A strategic sharing of resources is a common feature of many different kinds of communities, even throughout the animal kingdom. Scientists have now found evidence for sharing among bacterial communities. Reporting in Science, researchers at the University of California San Diego have discovered that if bacterial groups have a limited energy resources, they will alternate times in which the different groups harvest the energy.
"What's interesting here is that you have these simple, single-celled bacteria that are tiny and seem to be lonely creatures, but in a community, they start to exhibit very dynamic and complex behaviors you would attribute to more sophisticated organisms or a social network," said Süel, Associate Director of the San Diego Center for Systems Biology and a Howard Hughes Medical Institute - Simons Faculty Scholar at UC San Diego. "It's the same timesharing concept used in computer science, vacation homes and a lot of social applications."

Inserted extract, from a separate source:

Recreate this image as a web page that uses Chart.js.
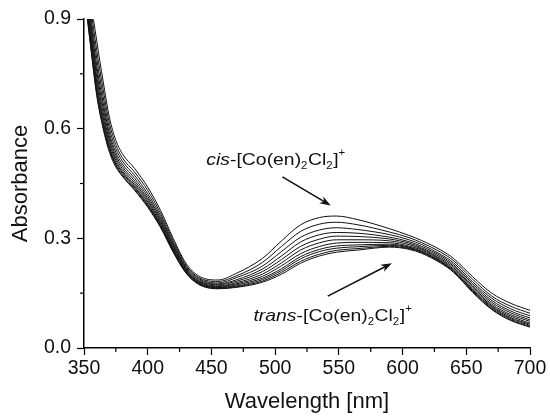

Working in collaboration, molecular biologist Gürol Süel of UC San Diego's Division of Biological Sciences and colleagues from the Universitat Pompeu Fabra in Spain observed the behavior of communities of bacteria that had to compete for a limited amount of food. The investigators demonstrated that bacteria are able to devise a timesharing method that alternates feeding periods, thus consuming the resources in the most efficient way for both groups.
In the video above, reported in the journal Science by the Süel lab, you can see a time-lapse movie of in-phase oscillations in a pair of Bacillus subtilis biofilms that have been grown together in a microfluidic chamber. The cyan color indicates fluorescence from the membrane potential dye Thioflavin T.
Süel and his team have previously learned that bacteria living in an ordered community called biofilms, utilize electrical signals to communicate with other bacterial species that are nearby; the local bacteria can be recruited into the community. This new study examines the interaction between two biofilm communities. By using mathematical models and data collected in the lab by microfluidic techniques and time-lapse microscopy, the scientists discovered that biofilm communities close to one another engage in synchronized behaviors using the previously described electrical signals. You can see another Süel lab video of the biofilms below showing the oscillations between them.
The biofilms were confronted with scenarios in which they had a limited amount of nutrients; the bacteria then alternated their feeding times. That cooperation stopped any bottlenecks in the drive to consume the resources.
"It is common for living systems to operate in unison, but here we're showing that working out-of-sync can also provide a biological benefit," explained study co-author Jordi Garcia-Ojalvo, a Professor of Systems Biology at the Universitat Pompeu Fabra in Barcelona, Spain.
"These bacteria are just about everywhere—from your teeth to soil to drain pipes," said Süel. "It's interesting to think that these simple organisms two billion years ago developed the same timesharing strategy that we humans are now using for all kinds of purposes," he concluded.